Senator Baker: A person's reputation could be totally destroyed.
Mr. Toews: I apologize; I have to leave. However, my officials here, as you can see, conduct themselves admirably. Needless to say, I adopt these answers.
The Chairman: Before you go, I want to thank you on behalf of the committee for coming here today. We know you rearranged your schedule, and that you did not arrive until after midnight last night. We know you had to cancel important appointments, but you have to go back out West now to catch up on some of them.
Mr. Toews: I appreciate the invitation. It may have been an inconvenience, but I think it is very important that I was here and I thank the committee for its invitation.
The Chairman: I would invite Robert Frater and Ann Chaplin to join their colleagues at the table.
Senator Joyal: On a point of order. It is the custom of the committee to address witnesses by their surnames and not by their first names. The committee is governed by the same rules of decorum as the Senate. I would appreciate inviting witnesses by their surnames and not by their first names.
The Chairman: Did I not say Robert Frater and Anne Chaplin?
Senator Joyal: You mentioned the first two witnesses by their first and last names but then you addressed Mr. Wild as, Joe.
The Chairman: I apologize to you, Senator Joyal, and I apologize to the committee if I made that mistake.
Senator Baker: A senator, a member of the House of Commons, a cabinet minister or a public office holder could be totally discredited in the public with no recourse, no appeal procedure, no chance to clear his or her name and no chance to reverse a decision of a fine levied against them for alleged wrongdoing. Mr. Wild, under normal circumstances there is an appeal. Instead, there is a clause in this bill that says there is no appeal.

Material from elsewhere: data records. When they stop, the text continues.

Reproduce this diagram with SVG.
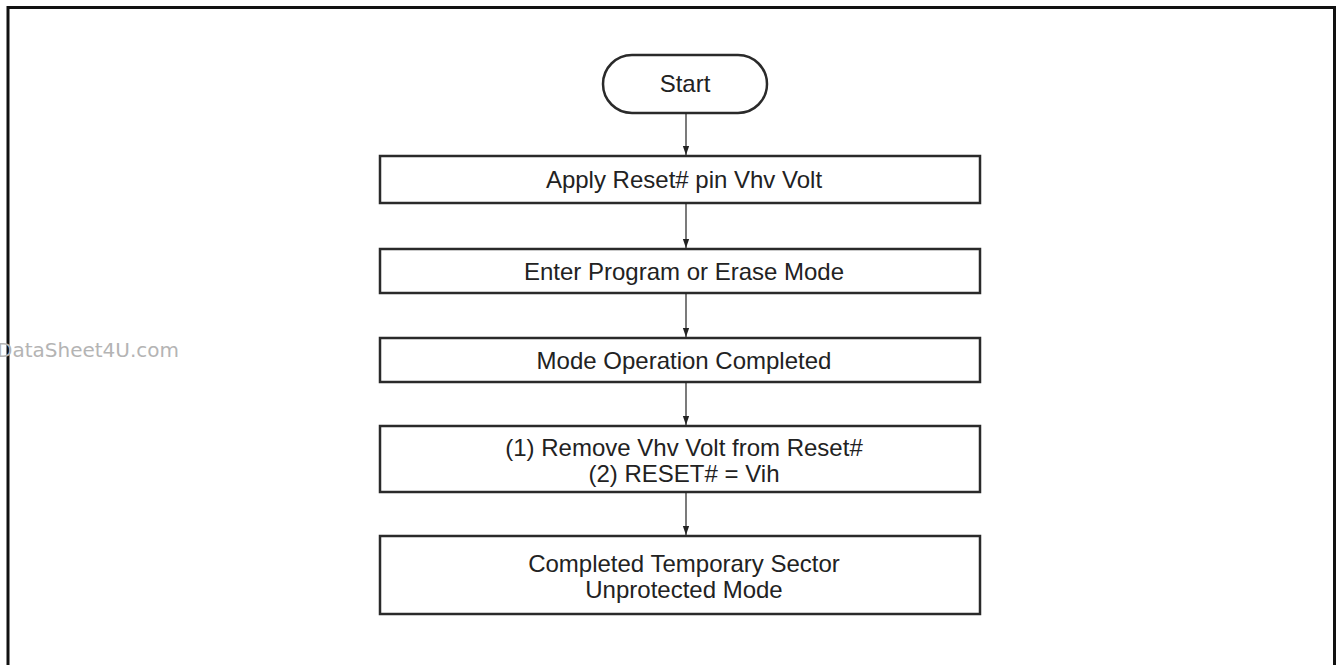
<svg xmlns="http://www.w3.org/2000/svg" width="1336" height="665" viewBox="0 0 1336 665">
<style>
.box{fill:#fff;stroke:#2a2a2a;stroke-width:2.5}
.t{font-family:"Liberation Sans",Arial,sans-serif;font-size:24px;fill:#222;text-anchor:middle}
.c{stroke:#222;stroke-width:1.2;fill:none;marker-end:url(#ah)}
</style>
<defs>
<marker id="ah" viewBox="0 0 10 10" refX="10" refY="5" markerWidth="9" markerHeight="10" markerUnits="userSpaceOnUse" orient="auto">
<path d="M0,1.5 L10,5 L0,8.5 Z" fill="#222"/>
</marker>
</defs>
<rect width="1336" height="665" fill="#fff"/>
<path d="M8,670 V7.5 H1334.5 V670" fill="none" stroke="#111" stroke-width="3"/>
<text x="-3" y="357" font-family="'DejaVu Sans',sans-serif" font-size="20" fill="#b4b4b4">DataSheet4U.com</text>
<g id="start">
<rect class="box" x="603" y="55" width="164" height="58" rx="29" ry="29"/>
<text class="t" x="685" y="92">Start</text>
</g>
<g id="n1">
<rect class="box" x="380" y="156" width="600" height="47"/>
<text class="t" x="684" y="188">Apply Reset# pin Vhv Volt</text>
</g>
<g id="n2">
<rect class="box" x="380" y="249" width="600" height="44"/>
<text class="t" x="684" y="280">Enter Program or Erase Mode</text>
</g>
<g id="n3">
<rect class="box" x="380" y="338" width="600" height="44"/>
<text class="t" x="684" y="369">Mode Operation Completed</text>
</g>
<g id="n4">
<rect class="box" x="380" y="426" width="600" height="66"/>
<text class="t" x="684" y="456">(1) Remove Vhv Volt from Reset#</text>
<text class="t" x="684" y="482">(2) RESET# = Vih</text>
</g>
<g id="n5">
<rect class="box" x="380" y="536" width="600" height="78"/>
<text class="t" x="684" y="572">Completed Temporary Sector</text>
<text class="t" x="684" y="598">Unprotected Mode</text>
</g>
<g id="connectors">
<line class="c" x1="686" y1="113" x2="686" y2="155"/>
<line class="c" x1="686" y1="203" x2="686" y2="248"/>
<line class="c" x1="686" y1="293" x2="686" y2="337"/>
<line class="c" x1="686" y1="382" x2="686" y2="425"/>
<line class="c" x1="686" y1="492" x2="686" y2="535"/>
</g>
</svg>
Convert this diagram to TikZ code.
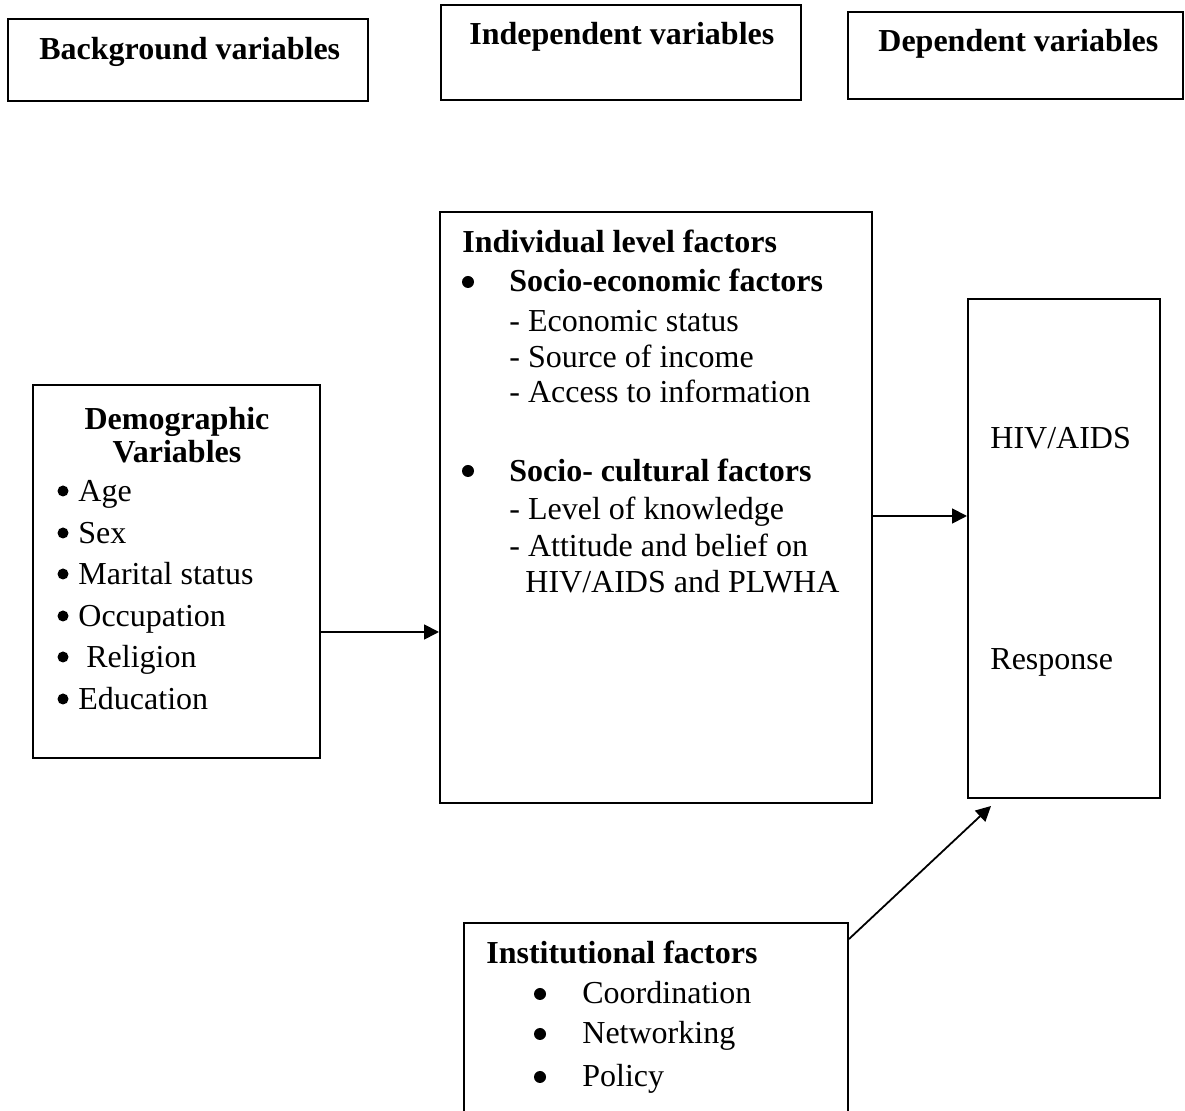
\documentclass[tikz,border=0pt]{standalone}
\usepackage{fontspec}
\setmainfont{Liberation Serif}
\usetikzlibrary{arrows.meta,calc}
\tikzset{
  box/.style={draw, line width=1pt, inner sep=0pt, rectangle},
  txt/.style={inner sep=0pt, anchor=base west, font=\fontsize{16}{19}\selectfont},
  btxt/.style={inner sep=0pt, anchor=base west, font=\fontsize{16}{19}\selectfont\bfseries},
  ctxt/.style={inner sep=0pt, anchor=base, font=\fontsize{16}{19}\selectfont\bfseries},
  bul/.style={circle, fill=black, inner sep=0pt, minimum size=5.5pt},
  arr/.style={line width=0.9pt, -{Triangle[length=7.5pt,width=7.5pt]}}
}
\begin{document}
\begin{tikzpicture}[x=0.5pt,y=-0.5pt]
\clip (0,0) rectangle (1185,1111);
\fill[white] (0,0) rectangle (1185,1111);
% header boxes
\node[box, minimum width=180pt, minimum height=41pt] (bg) at (188,60) {};
\node[box, minimum width=180pt, minimum height=47.5pt] (ind) at (621,52.5) {};
\node[box, minimum width=167.5pt, minimum height=43.5pt] (dep) at (1015.5,55.5) {};
\node[btxt] (bgt) at (39,60) {Background variables};
\node[btxt] (indt) at (469,45) {Independent variables};
\node[btxt] (dept) at (878,52) {Dependent variables};
% demographic box
\node[box, minimum width=143.5pt, minimum height=186.5pt] (demo) at (176.5,571.5) {};
\node[ctxt] (d1) at (177,430) {Demographic};
\node[ctxt] (d2) at (177,463) {Variables};
\foreach \yy/\nm in {502/b3,544/b4,585/b5,627/b6,668/b7,710/b8}{
  \node[bul] (\nm) at (63,\yy-11) {};
}
\node[txt] (d3) at (78,502) {Age};
\node[txt] (d4) at (78,544) {Sex};
\node[txt] (d5) at (78,585) {Marital status};
\node[txt] (d6) at (78,627) {Occupation};
\node[txt] (d7) at (86,668) {Religion};
\node[txt] (d8) at (78,710) {Education};
% individual box
\node[box, minimum width=216pt, minimum height=295.5pt] (indiv) at (656,507.5) {};
\node[btxt] (i1) at (462,253) {Individual level factors};
\node[bul, minimum size=6pt] (i2b) at (468,282) {};
\node[btxt] (i2) at (509,292) {Socio-economic factors};
\node[txt] (i3) at (509,332) {- Economic status};
\node[txt] (i4) at (509,368) {- Source of income};
\node[txt] (i5) at (509,403) {- Access to information};
\node[bul, minimum size=6pt] (i6b) at (468,471) {};
\node[btxt] (i6) at (509,482) {Socio- cultural factors};
\node[txt] (i7) at (509,520) {- Level of knowledge};
\node[txt] (i8) at (509,557) {- Attitude and belief on};
\node[txt] (i9) at (525,593) {HIV/AIDS and PLWHA};
% outcome box
\node[box, minimum width=96pt, minimum height=249.5pt] (out) at (1064,548.5) {};
\node[txt] (o1) at (990,449) {HIV/AIDS};
\node[txt] (o2) at (990,670) {Response};
% institutional box
\node[box, minimum width=192pt, minimum height=103.5pt] (inst) at (656,1026.5) {};
\node[btxt] (n1) at (486,964) {Institutional factors};
\node[bul, minimum size=6pt] (n2b) at (540,994) {};
\node[txt] (n2) at (582,1004) {Coordination};
\node[bul, minimum size=6pt] (n3b) at (540,1034) {};
\node[txt] (n3) at (582,1044) {Networking};
\node[bul, minimum size=6pt] (n4b) at (540,1077) {};
\node[txt] (n4) at (582,1087) {Policy};
% connectors
\coordinate (a1) at ($(demo.east)+(0,60.5)$);
\draw[arr] (a1) -- (a1 -| indiv.west);
\coordinate (a2) at ($(indiv.east)+(0,8.5)$);
\draw[arr] (a2) -- (a2 -| out.west);
\coordinate (a3) at ($(inst.north east)+(0,17)$);
\coordinate (a4) at ($(out.south west)+(24,7)$);
\draw[arr] (a3) -- (a4);
\end{tikzpicture}
\end{document}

I will point out that Ms. Chaplin is an expert in this area. As well, Mr. Frater was a participant in the R. v. Regan case in Nova Scotia in which we were talking about the demarcation line between the police and prosecution, and the importance of maintaining that distinction about the word "initiate." Perhaps he is an expert on the use of "initiate prosecutions." An entire case was addressed on this matter in Nova Scotia by the Court of Appeal, in which the other side wished to cross-examine Mr. Frater. The entire case was about the use of the word, as found in the R. v. Regan case before the Nova Scotia Court of Appeal. Why not include in the bill the facility to appeal to a superior court judge, as included in every other piece of legislation, I believe, governing professional alleged misconduct? Mr. Frater, why are the words "initiate prosecutions" in this bill?
Robert Frater, Senior General Counsel, Criminal Law Section, Department of Justice Canada: To clarify, I was counsel for the Attorney General in the Regan case both in the Nova Scotia Court of Appeal and in the Supreme Court of Canada. We went into that case to discuss with the court what the line is between the police and the prosecution and how the relationship had evolved over time. Our concern was that the trial judge in that case had suggested that they are completely separate. In fact, that is not the case because prosecutors are involved with police before charges are laid. For example, if you want a wiretap in this country, as you pointed out, senator, there has to be an agent of the attorney general present for the application. Ms. Proulx pointed out that in many situations where charges cannot be initiated without the consent of the attorney general, such as war crimes prosecutions, genocide, hate crimes, et cetera. Many crimes require the consent of the Attorney General. In that sense, certain offences are initiated as matter of law by the Attorney General. However, Bill C-2 does not adopt an American-style prosecution whereby DPPs would have their own investigative force to prepare the investigation, after which the charge would be initiated. Things would be just as they are now where the police or other investigative agency would do the work, come before the Attorney General, and have the Crown review the charge, depending on the jurisdiction, before it is laid. The bill is not intended to signal any kind of change in that respect.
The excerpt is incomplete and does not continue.